Last year I read The Girl with the Dragon Tattoo. It's certainly a page-turner, but, as I said at the time, it's also very graphic in its sadistic detail. This is something I puzzle over, since Larsson was supposed to be very much against abuse towards women. Does a book in which sexual abuse is so graphically described really make abusers turn away from their behaviour? Does it make us more aware? I haven't read the other two books in the trilogy, which I've now discovered are linked to the first in a number of ways. I'm still not sure that I want to.
Nevertheless last night we watched the Swedish movie of the first book in the series. We fast-forwarded through the abuse scenes (including the one where Lisbeth, the girl of the title, takes vengeance on the man who's abused her) because we really didn't need to see these. Both my wife and I remembered them from the book without having them portrayed here.
But the film, of course, is a good deal more than abuse; it's an excellent thriller and detective story, and that's its major appeal, I suspect. (Do many readers go to a book to read about sexual abuse?) I know that the English version of the movie has been well-received and is highly-regarded, and no doubt Daniel Craig can play a world-weary journalist as well as anyone, but he'd have his work cut out to do better than Michael Nyqvist, whose battered face gives him a head start anyway. And Noomi Rapace would be hard to beat as Lisbeth (in fact I hear that she does beat her English-language equivalent).
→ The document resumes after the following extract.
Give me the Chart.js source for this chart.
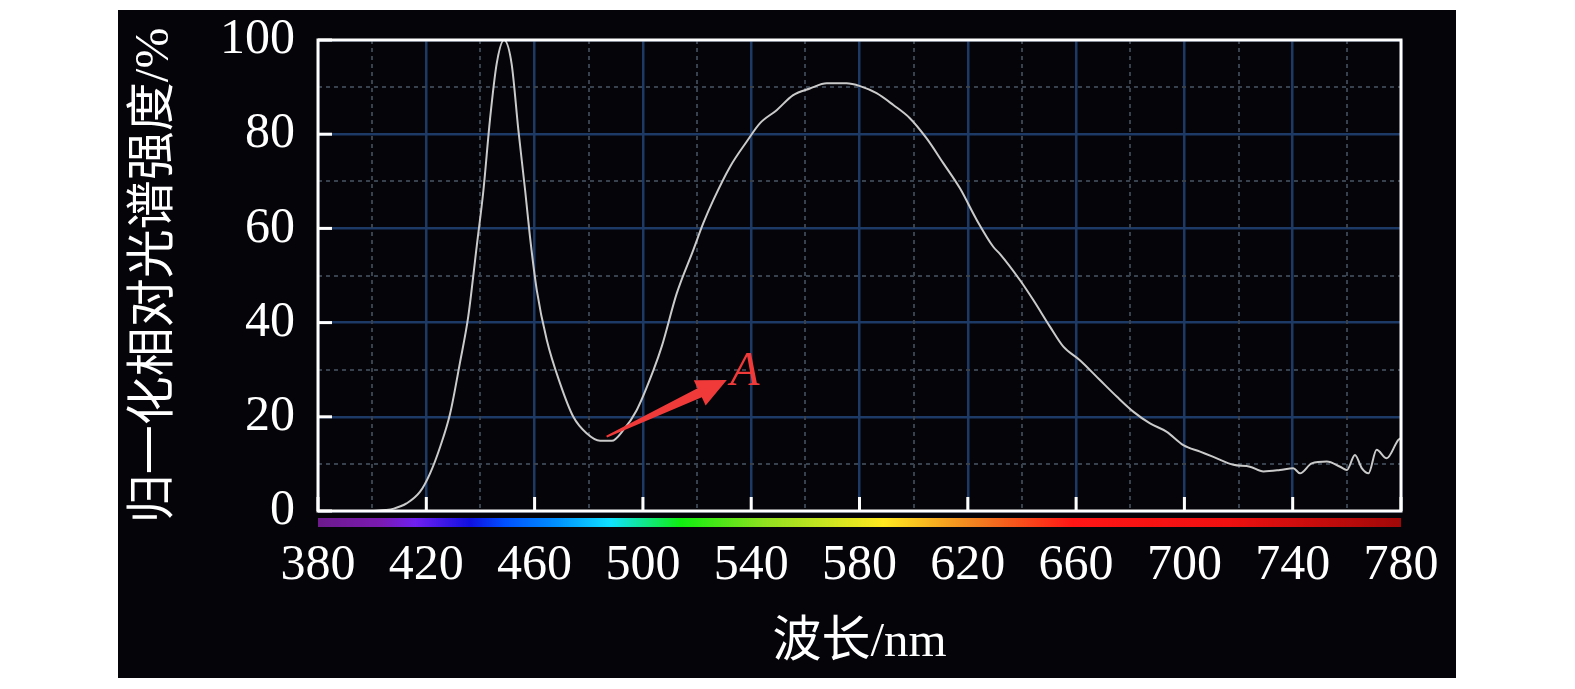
<!DOCTYPE html>
<html><head><meta charset="utf-8">
<script src="https://cdn.jsdelivr.net/npm/chart.js@4.4.0/dist/chart.umd.min.js"></script>
<style>html,body{margin:0;padding:0;background:#fff;overflow:hidden;}</style>
</head><body>
<canvas id="c" width="1575" height="689"></canvas>
<script>
// ---- data ----
const wavelengths = [400,405,408,412.7,417.7,421.4,425.1,428.8,432.4,435.5,438.6,441.1,443.5,446,448.7,451.5,454,456.5,458.3,460.8,464.5,469.4,474.3,479.2,484.2,488.5,492.8,497.7,503.9,507,512.5,518.6,522.3,526,532.2,538.3,543.2,549.4,555.5,561.7,567.9,575.2,580.2,586.3,592.5,598.6,604.8,611,617.1,623.3,629.4,632,639.3,644.2,650.4,655.3,661.4,668.8,675,681.1,687.3,693.5,699.6,705.8,710.7,718.1,724.2,729.2,735.3,740.2,742.7,747,752.6,757.5,760,763,765.5,768,771,774.7,779,780];
const intensities = [0,0.2,0.5,1.6,4.1,8.0,13.6,20.7,31.4,41.3,56.1,68.1,83.0,95,100,95,80.9,68.1,58.2,46.9,36.3,27.1,20.0,16.5,14.9,14.9,17.2,21.4,29.9,35,46.2,55.4,61.1,66,73.1,78.4,82.3,85.1,88.3,89.7,90.8,90.8,90.2,88.7,86.2,83.4,79.1,73.8,68.5,61.8,56.1,54.5,49.0,44.8,39.1,34.9,32.0,27.8,24.3,21.1,18.6,16.8,14.0,12.6,11.5,9.8,9.4,8.4,8.7,9.1,8.0,10.1,10.5,9.4,8.7,11.9,9.1,8.0,13.0,11.2,15.1,15.5];
const xTickValues = [380,420,460,500,540,580,620,660,700,740,780];
const yTickValues = [0,20,40,60,80,100];
const xMinorGrid = [400,440,480,520,560,600,640,680,720,760];
const yMinorGrid = [10,30,50,70,90];
const spectrumStops = [380,403,416,436,449,468,488,514,545,589,623,659,716,780];
const spectrumColors = ['#6d1a8c','#7a1ab0','#7020f0','#1010e0','#0050ff','#0090ff','#10e0ff','#10ee10','#90e020','#ffe820','#f08020','#ff1515','#f01010','#a00808'];
const arrowFrom = [486.6, 15.8];
const arrowTo = [531.0, 27.8];
const labelAText = 'A';
const labelAPos = [532.3, 26.7];
const xTitle = '波长/nm';
const yTitle = '归一化相对光谱强度/%';

const points = wavelengths.map((w, i) => ({x: w, y: intensities[i]}));
const FAM = '"Liberation Serif", "Noto Sans CJK SC", serif';

const decor = {
  id: 'decor',
  beforeDraw(chart) {
    const ctx = chart.ctx;
    ctx.save();
    ctx.fillStyle = '#ffffff';
    ctx.fillRect(0, 0, chart.width, chart.height);
    ctx.fillStyle = '#040409';
    ctx.fillRect(118, 10, 1338, 668);
    ctx.restore();
  },
  beforeDatasetsDraw(chart) {
    const {ctx, chartArea: a, scales: {x, y}} = chart;
    ctx.save();
    ctx.strokeStyle = '#38424f';
    ctx.lineWidth = 2;
    ctx.setLineDash([4, 4]);
    xMinorGrid.forEach(v => {
      const px = Math.round(x.getPixelForValue(v));
      ctx.beginPath(); ctx.moveTo(px, a.top); ctx.lineTo(px, a.bottom); ctx.stroke();
    });
    yMinorGrid.forEach(v => {
      const py = Math.round(y.getPixelForValue(v));
      ctx.beginPath(); ctx.moveTo(a.left, py); ctx.lineTo(a.right, py); ctx.stroke();
    });
    ctx.restore();
  },
  afterDatasetsDraw(chart) {
    const {ctx, chartArea: a, scales: {x, y}} = chart;
    ctx.save();
    ctx.strokeStyle = '#ffffff';
    ctx.lineWidth = 3;
    ctx.strokeRect(a.left, a.top, a.right - a.left, a.bottom - a.top);
    xTickValues.forEach(v => {
      const px = x.getPixelForValue(v);
      ctx.beginPath(); ctx.moveTo(px, a.bottom); ctx.lineTo(px, a.bottom - 14); ctx.stroke();
    });
    yTickValues.forEach(v => {
      const py = y.getPixelForValue(v);
      ctx.beginPath(); ctx.moveTo(a.left, py); ctx.lineTo(a.left + 14, py); ctx.stroke();
    });
    const x0 = x.getPixelForValue(spectrumStops[0]);
    const x1 = x.getPixelForValue(spectrumStops[spectrumStops.length - 1]);
    const g = ctx.createLinearGradient(x0, 0, x1, 0);
    spectrumStops.forEach((s, i) => g.addColorStop((x.getPixelForValue(s) - x0) / (x1 - x0), spectrumColors[i]));
    ctx.fillStyle = g;
    ctx.fillRect(x0, a.bottom + 7, x1 - x0, 9);
    const tx = x.getPixelForValue(arrowFrom[0]), ty = y.getPixelForValue(arrowFrom[1]);
    const hx = x.getPixelForValue(arrowTo[0]), hy = y.getPixelForValue(arrowTo[1]);
    const dx = hx - tx, dy = hy - ty, L = Math.hypot(dx, dy);
    const ux = dx / L, uy = dy / L, nx = -uy, ny = ux;
    const headLen = 30, headW = 14, shaftW = 5, tailW = 1;
    const bx = hx - ux * headLen, by = hy - uy * headLen;
    ctx.fillStyle = '#f03a3a';
    ctx.beginPath();
    ctx.moveTo(tx + nx * tailW, ty + ny * tailW);
    ctx.lineTo(bx + nx * shaftW, by + ny * shaftW);
    ctx.lineTo(bx + nx * headW, by + ny * headW);
    ctx.lineTo(hx, hy);
    ctx.lineTo(bx - nx * headW, by - ny * headW);
    ctx.lineTo(bx - nx * shaftW, by - ny * shaftW);
    ctx.lineTo(tx - nx * tailW, ty - ny * tailW);
    ctx.closePath();
    ctx.fill();
    ctx.font = 'italic 48px "Liberation Serif", serif';
    ctx.fillStyle = '#f03a3a';
    ctx.textAlign = 'left';
    ctx.textBaseline = 'alphabetic';
    ctx.fillText(labelAText, x.getPixelForValue(labelAPos[0]), y.getPixelForValue(labelAPos[1]));
    ctx.restore();
  }
};

function zeroPad(s) { s.paddingTop = 0; s.paddingBottom = 0; s.paddingLeft = 0; s.paddingRight = 0; }

new Chart(document.getElementById('c'), {
  type: 'line',
  data: {
    datasets: [{
      data: points,
      borderColor: '#cacaca',
      borderWidth: 2,
      pointRadius: 0,
      fill: false,
      cubicInterpolationMode: 'monotone'
    }]
  },
  options: {
    responsive: false,
    devicePixelRatio: 1,
    animation: false,
    layout: {padding: {left: 118, top: 40, right: 174, bottom: 11}},
    plugins: {legend: {display: false}, tooltip: {enabled: false}},
    scales: {
      x: {
        type: 'linear',
        min: 380, max: 780,
        afterFit: s => { s.height = 167; zeroPad(s); },
        afterBuildTicks: s => { s.ticks = xTickValues.map(v => ({value: v})); },
        ticks: {color: '#ffffff', padding: 25, maxRotation: 0, autoSkip: false,
                font: {family: FAM, size: 50, lineHeight: 1.2}},
        grid: {color: '#1d3a66', lineWidth: 2.5, drawTicks: false},
        border: {display: false},
        title: {display: true, text: xTitle, color: '#ffffff', padding: {top: 0, bottom: 5},
                font: {family: FAM, size: 49, lineHeight: 1.2}}
      },
      y: {
        min: 0, max: 100,
        afterFit: s => { s.width = 200; zeroPad(s); },
        afterBuildTicks: s => { s.ticks = yTickValues.map(v => ({value: v})); },
        ticks: {color: '#ffffff', padding: 23,
                font: {family: FAM, size: 50, lineHeight: 1.2}},
        grid: {color: '#1d3a66', lineWidth: 2.5, drawTicks: false},
        border: {display: false},
        title: {display: true, text: yTitle, color: '#ffffff', padding: {top: 8, bottom: 0},
                font: {family: FAM, size: 49, lineHeight: 1.2}}
      }
    }
  },
  plugins: [decor]
});
</script>
</body></html>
So in terms of excellent contemporary filmmaking, Dragon Tattoo comes out on top. Pity about having to fast-forward some parts, though.
As a total contrast, we've been watching episodes of Foyle's War, a television series set during the Second World War that's been airing since the early 2002, and is due to be revived this year (the series hasn't aired every year). These are very mild detective stories, relatively-speaking (the three murders in the last episode we saw were exceptional). The degree of detective work varies; as is so often the case, the earlier episodes had better mysteries than the later ones, but the real pleasure of this series is watching Michael Kitchen, who, as Inspector Foyle, has a wonderful role as a humane policeman who not only aims to see justice done, but more often than not, tempers that justice with mercy, even to some who least deserve it.
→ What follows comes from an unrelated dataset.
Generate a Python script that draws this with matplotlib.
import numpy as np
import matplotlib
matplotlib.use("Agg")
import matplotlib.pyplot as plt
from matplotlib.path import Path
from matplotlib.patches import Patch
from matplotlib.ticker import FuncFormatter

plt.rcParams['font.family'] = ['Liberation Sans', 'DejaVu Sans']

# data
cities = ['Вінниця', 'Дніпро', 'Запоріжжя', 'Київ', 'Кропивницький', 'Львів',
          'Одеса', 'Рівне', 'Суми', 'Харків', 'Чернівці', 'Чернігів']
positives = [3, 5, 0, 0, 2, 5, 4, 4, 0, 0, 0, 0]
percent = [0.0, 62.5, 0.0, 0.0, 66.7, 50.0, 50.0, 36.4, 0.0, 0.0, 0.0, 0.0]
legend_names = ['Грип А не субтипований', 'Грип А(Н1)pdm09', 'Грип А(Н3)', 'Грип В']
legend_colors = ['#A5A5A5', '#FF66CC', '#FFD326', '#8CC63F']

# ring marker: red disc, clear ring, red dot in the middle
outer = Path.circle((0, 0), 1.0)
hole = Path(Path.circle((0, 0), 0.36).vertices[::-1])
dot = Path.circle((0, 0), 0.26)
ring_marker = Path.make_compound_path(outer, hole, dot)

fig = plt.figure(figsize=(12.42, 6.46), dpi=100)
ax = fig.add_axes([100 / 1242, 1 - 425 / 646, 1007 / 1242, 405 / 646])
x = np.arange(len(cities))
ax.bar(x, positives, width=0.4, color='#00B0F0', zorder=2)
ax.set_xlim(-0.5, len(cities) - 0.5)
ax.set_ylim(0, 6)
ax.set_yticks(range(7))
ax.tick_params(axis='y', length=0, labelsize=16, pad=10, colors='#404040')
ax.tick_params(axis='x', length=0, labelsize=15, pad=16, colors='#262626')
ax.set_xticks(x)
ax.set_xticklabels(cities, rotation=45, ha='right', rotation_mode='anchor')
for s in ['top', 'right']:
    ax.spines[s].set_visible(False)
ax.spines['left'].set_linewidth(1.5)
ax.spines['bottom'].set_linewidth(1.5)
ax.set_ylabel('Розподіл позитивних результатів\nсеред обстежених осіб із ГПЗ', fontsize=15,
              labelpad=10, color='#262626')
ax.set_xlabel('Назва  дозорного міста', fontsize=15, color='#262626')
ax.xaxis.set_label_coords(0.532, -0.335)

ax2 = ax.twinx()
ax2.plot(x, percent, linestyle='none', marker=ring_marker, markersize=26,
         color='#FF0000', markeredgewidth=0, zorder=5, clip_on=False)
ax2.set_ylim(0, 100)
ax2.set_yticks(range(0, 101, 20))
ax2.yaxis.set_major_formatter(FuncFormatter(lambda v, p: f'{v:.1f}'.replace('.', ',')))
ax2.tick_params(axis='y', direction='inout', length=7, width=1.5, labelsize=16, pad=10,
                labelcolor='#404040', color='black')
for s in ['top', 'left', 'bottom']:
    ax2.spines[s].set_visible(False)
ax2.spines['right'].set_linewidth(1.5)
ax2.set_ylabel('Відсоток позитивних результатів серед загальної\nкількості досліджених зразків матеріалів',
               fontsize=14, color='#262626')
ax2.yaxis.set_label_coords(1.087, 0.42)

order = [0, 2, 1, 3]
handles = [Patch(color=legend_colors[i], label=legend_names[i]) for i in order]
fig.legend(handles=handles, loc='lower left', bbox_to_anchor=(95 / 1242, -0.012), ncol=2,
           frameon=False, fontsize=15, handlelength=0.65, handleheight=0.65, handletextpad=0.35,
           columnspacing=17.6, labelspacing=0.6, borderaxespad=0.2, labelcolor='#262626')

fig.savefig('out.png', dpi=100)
The curiously-named Honeysuckle Weeks plays his co-opted driver (Foyle can't drive a car) and Anthony Howell plays his offsider, who began the series with a prosthetic leg. This seems to have been forgotten as time goes on! There have never been more than four episodes per season, so there's no sense of staleness about the series, or the characters. The earlier episodes were interesting because of a couple of now famous names that appeared in smaller roles: David Tennant (Dr Who) was one such.